Ancak burada zikredilen dinden uzaklaşmak ve ondan soyutlanmak (Allah (azze ve celle) daha iyi bilir) kişinin kâfir olması manasına gelmez. Öyle zannediyorum ki ilim ehlinden hiç kimse cihadı terk edip dünya nimetlerine yapışıp kalan insanın küfrüne hükmetmemiştir. Ancak burada kastedilen icmali mana şudur; Müslümanlar Cihad ibadetini terk edip, dünya nimetlerine yapışıp kalınca kâfirler bundan istifade ederek Müslümanların beldelerine hakim olacaklar. O beldelerde kalplerinde gizlemiş oldukları kin ve nefret ile beraber küfür kanunları ile hükmedecekler. Günahlar normalleşecek, küfür insanlar arasında yaygınlaşacak ve tabii olarak din insanların kalplerinde zayıflayacak. Bu musibeti babalarından miras alan nesiller dinden ve haktan habersiz küfür ve sapıklık üzerine neşvünema bulacaklar. Rabbim bizleri muhafaza etsin. Bunun canlı şahidi bugün Endülüs topraklarıdır. Sanki İslam o topraklara hiç uğramamış.
Yani kâfirleri def etmek, Müslümanların dinlerini ve diyarlarını korumak yalnızca Cihad ibadetiyle gerçekleşir. Hadis aynı zamanda davetçilerin bu husustaki Cihadının, insanları tekrar eski izzetlerine ve kerametlerine kavuşturacak olan Cihad ibadetine davet etmeleri olduğuna da işaret ediyor. Âlimler ve davetçiler bu hadis ışığında insanlara İslam’ın tekrar eski izzetine kavuşabilmesi için başvurulacak yegane yolun Cihad ibadeti olduğunu beyan edip, insanları kâfirlere karşı Cihad etmeye teşvik etmeleri gerekir.

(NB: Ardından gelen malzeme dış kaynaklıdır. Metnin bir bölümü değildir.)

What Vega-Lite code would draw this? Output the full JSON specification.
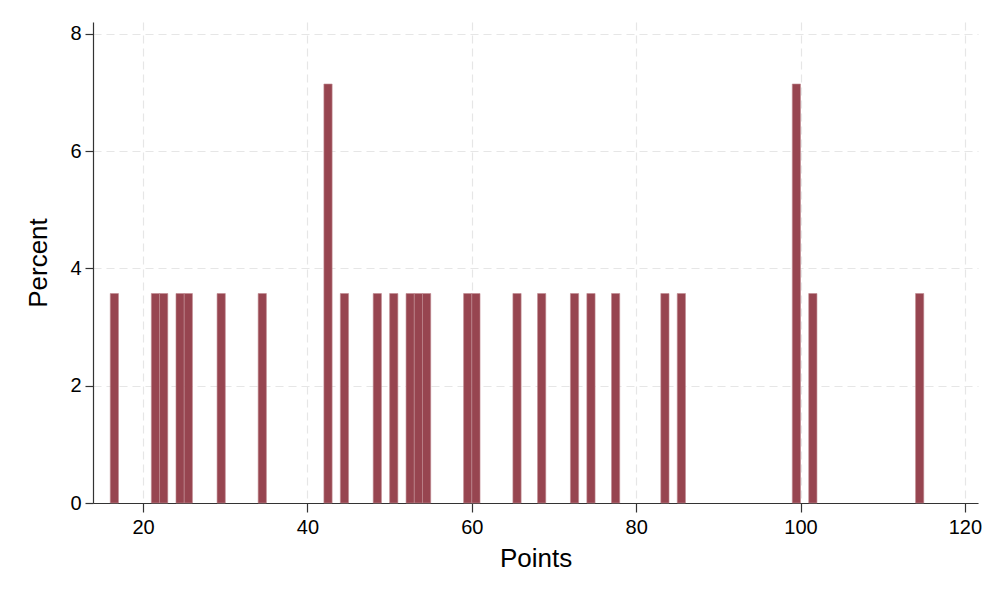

Nitekim kimi âlimler Cihad ibadetinin İslam dininin rükünlerinden bir rükün olduğu görüşündedir. Doğrusu, İbnul Kasım el-Hanbeli’nin de söylediği gibi Cihad ibadeti böyle olmaya layıktır; “Kimileri Cihad ibadetini İslam dininin altıncı rüknü olarak addetmiştir. Bu nedenle İslam’ın beş rüknünü zikrettikten sonra Cihad ibadetini de zikrederler”
Rabbim bizleri kendi yolunda gerisin geriye dönmeden, ecrini Allah (azze ve celle)’den umarak Cihad ibadetini eda eden kullarından kılsın.
Allah’a hamd ve Rasûlü Muhammed’e salât ve selam olsun. Davamızın sonu âlemlerin Rabbi olan Allah'a hamd etmektir.